Briefing
A lending protocol on the Base network suffered a critical exploit, resulting in a loss of approximately $1 million due to a faulty external oracle dependency. The primary consequence was the unauthorized draining of assets from the platform’s liquidity pool, executed through a series of under-collateralized borrowing transactions. This incident confirms the immediate financial risk posed by inadequate price feed validation, quantifying the total material loss at $1 million.

Context
The prevailing risk for lending protocols remains the reliance on external price oracles, which serve as a critical attack surface. Before this incident, the industry had documented numerous exploits leveraging oracles dependent on low-liquidity pairs, making them highly susceptible to price manipulation. This class of vulnerability represents a known, unmitigated systemic risk where a small on-chain transaction can disproportionately influence a collateral asset’s reported value.

Analysis
The attacker exploited a vulnerability where the protocol’s oracle, which was intended to secure the collateral valuation, relied on a single low-liquidity trading pair. By executing a transaction to temporarily manipulate the price on this specific pair, the attacker caused the oracle to report a wildly erroneous value for a small deposit of collateral. This artificial overvaluation of the collateral, at one point valuing a small deposit at $5.8 million, allowed the attacker to borrow and drain a significant volume of other assets from the lending pool before the price corrected.

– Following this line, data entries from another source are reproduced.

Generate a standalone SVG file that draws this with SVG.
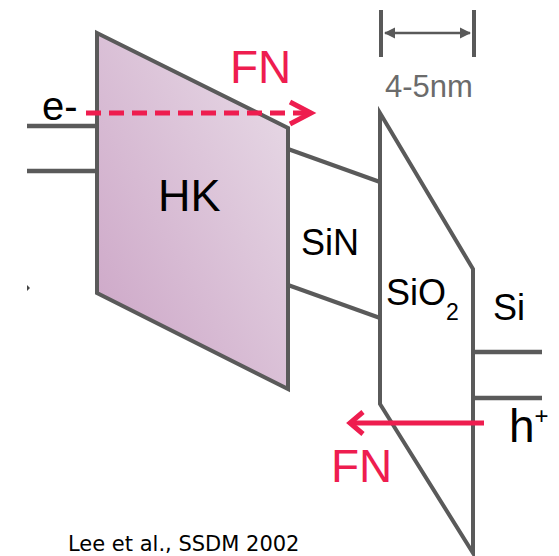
<svg xmlns="http://www.w3.org/2000/svg" width="559" height="556" viewBox="0 0 559 556">
<defs>
<linearGradient id="hkGrad" x1="1" y1="0" x2="0" y2="1">
<stop offset="0" stop-color="#E9DDE8"/>
<stop offset="1" stop-color="#CBA3C5"/>
</linearGradient>
<marker id="dimArrow" viewBox="0 0 10 10" refX="9" refY="5" markerWidth="4.5" markerHeight="4.5" orient="auto-start-reverse">
<path d="M0,0 L10,5 L0,10 z" fill="#595959"/>
</marker>
</defs>
<style>
.band{fill:none;stroke:#5a5a5a;stroke-width:4;stroke-linejoin:miter}
.lvl{stroke:#5a5a5a;stroke-width:4.5}
.lbl{font-family:"Liberation Sans",Arial,sans-serif;fill:#000}
.fn{font-family:"Liberation Sans",Arial,sans-serif;fill:#EE1D4F;font-size:46px}
.red{stroke:#EE1D4F;stroke-width:5;fill:none;stroke-linecap:butt}
</style>
<rect width="559" height="556" fill="#fff"/>
<g id="gate-levels">
<line class="lvl" x1="27" y1="126" x2="97" y2="126"/>
<line class="lvl" x1="27" y1="171" x2="97" y2="171"/>
</g>
<g id="HK">
<polygon points="97,33 288,128 288,389 97,293" fill="url(#hkGrad)" stroke="#5a5a5a" stroke-width="4"/>
<text class="lbl" x="158" y="211" font-size="45">HK</text>
</g>
<g id="SiN">
<polyline class="band" points="288,149 380,182"/>
<polyline class="band" points="288,285 380,318"/>
<text class="lbl" x="301" y="255" font-size="36">SiN</text>
</g>
<g id="SiO2">
<polygon class="band" points="380,113 473,269 473,553 380,404"/>
<text class="lbl" x="386" y="305" font-size="36">SiO<tspan font-size="23" dy="15">2</tspan></text>
</g>
<g id="Si">
<line class="lvl" x1="473" y1="352" x2="542" y2="352"/>
<line class="lvl" x1="473" y1="398" x2="542" y2="398"/>
<text class="lbl" x="493" y="320" font-size="36">Si</text>
</g>
<g id="dimension">
<line x1="381" y1="10" x2="381" y2="57" stroke="#595959" stroke-width="4"/>
<line x1="474" y1="10" x2="474" y2="57" stroke="#595959" stroke-width="4"/>
<line x1="385" y1="33" x2="470" y2="33" stroke="#595959" stroke-width="2.5" marker-start="url(#dimArrow)" marker-end="url(#dimArrow)"/>
<text x="385" y="97" font-family="'Liberation Sans',Arial,sans-serif" font-size="31" fill="#6b6b6b">4-5nm</text>
</g>
<g id="connectors">
<line class="red" x1="86" y1="113" x2="308" y2="113" stroke-dasharray="15,8"/>
<polyline class="red" points="290,102 311,113 290,124"/>
<line class="red" x1="484" y1="423" x2="352" y2="423"/>
<polyline class="red" points="363,412 350,423 363,434"/>
</g>
<g id="labels">
<text class="lbl" x="42" y="120" font-size="40">e-</text>
<text class="fn" x="230" y="83">FN</text>
<text class="fn" x="331" y="482">FN</text>
<text class="lbl" x="509" y="442" font-size="46">h<tspan font-size="24" dy="-18">+</tspan></text>
<polygon points="27,285 30,288 27,291" fill="#444"/>
<text x="68" y="551" font-family="'DejaVu Sans',Verdana,sans-serif" font-size="21" fill="#000">Lee et al., SSDM 2002</text>
</g>
</svg>
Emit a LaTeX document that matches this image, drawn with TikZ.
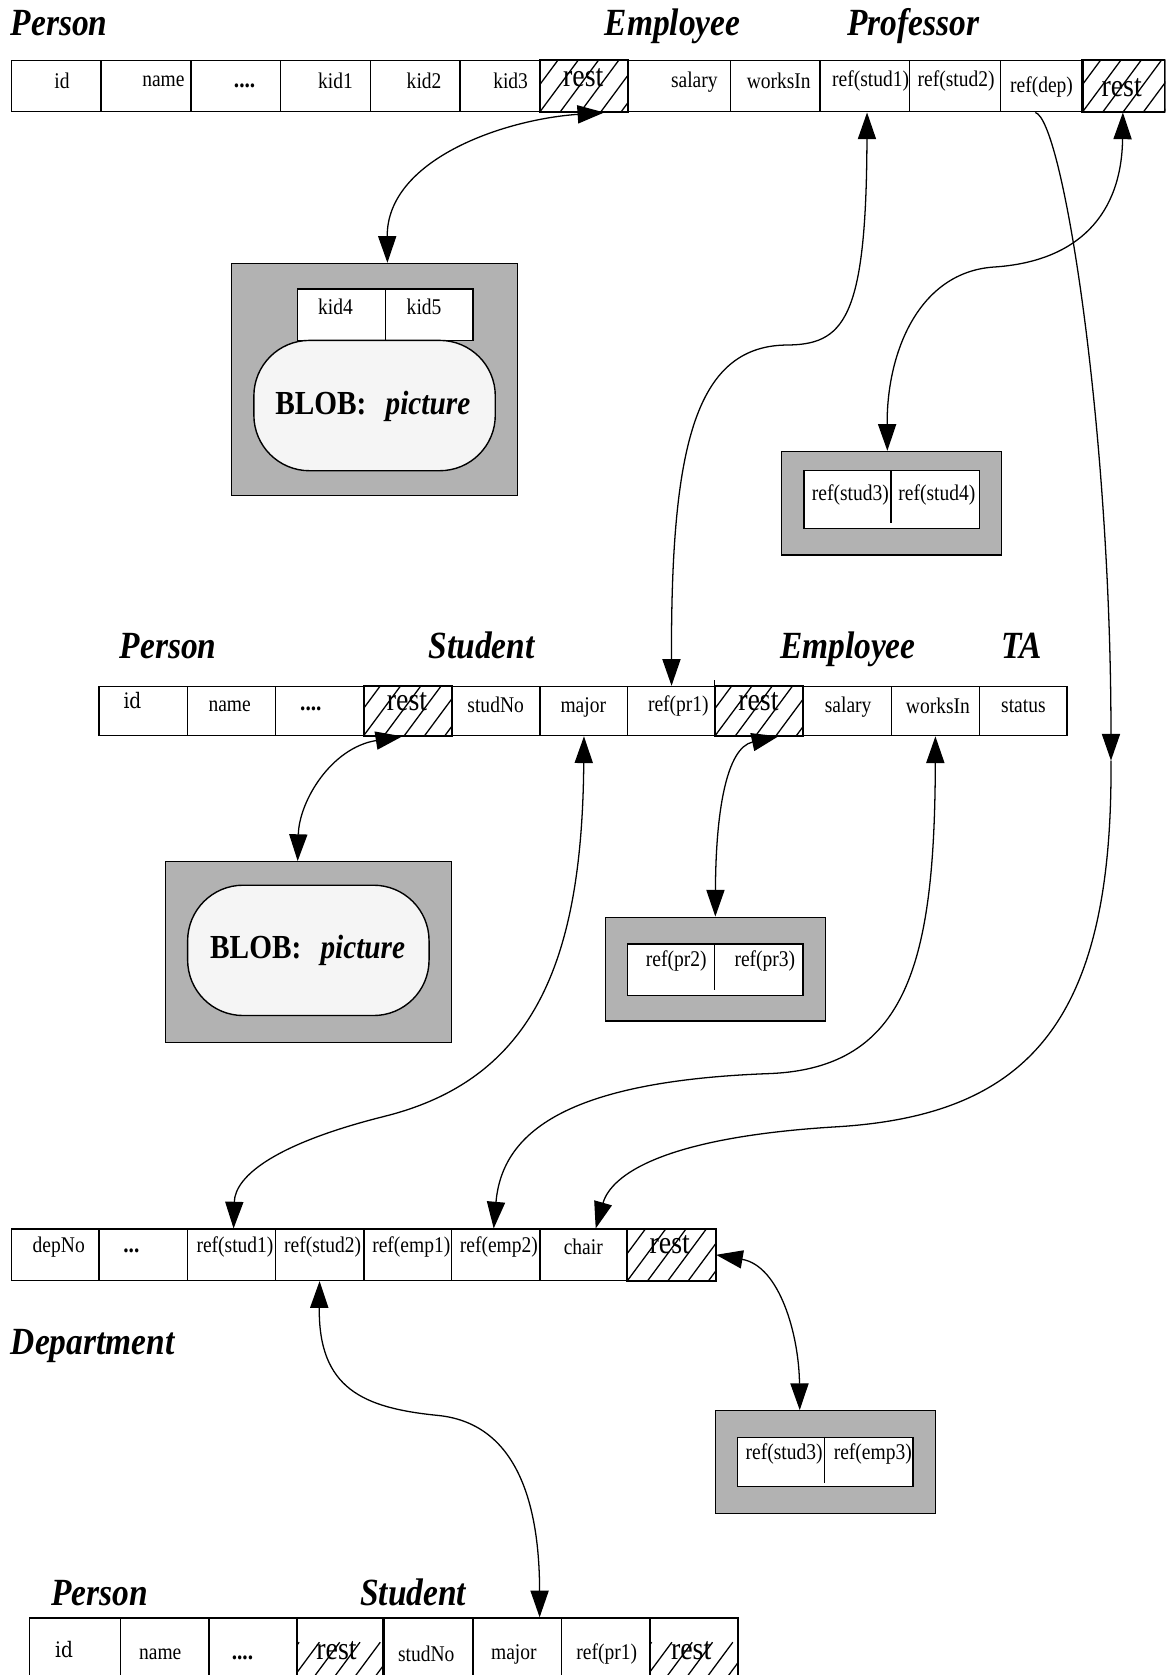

The success of the attack was predicated on the protocol’s failure to implement robust, multi-source price validation or time-weighted average price (TWAP) mechanisms.

Parameters
- Total Funds Drained → $1,000,000 → The estimated total value of assets extracted from the lending protocol’s liquidity pools.
- Vulnerable Component → External Price Oracle → The single point of failure that allowed the collateral asset to be mispriced.
- Exploited Valuation → $5.8 Million → The temporary, inflated value assigned to the small collateral deposit by the compromised oracle.

Outlook
Protocols must immediately audit all external price feed integrations, prioritizing a transition to decentralized, multi-source oracle solutions like Time-Weighted Average Price (TWAP) feeds. For users, the immediate mitigation step is to withdraw assets from any lending platform relying on single-point, low-liquidity oracle feeds. The second-order effect is an elevated contagion risk for all protocols on the Base network and others utilizing similar single-source price feeds, establishing a new, higher standard for collateral valuation security best practices.

Verdict
This incident decisively underscores that single-point oracle dependencies are an unacceptable architectural risk, making robust, multi-source collateral validation mandatory for all decentralized lending systems.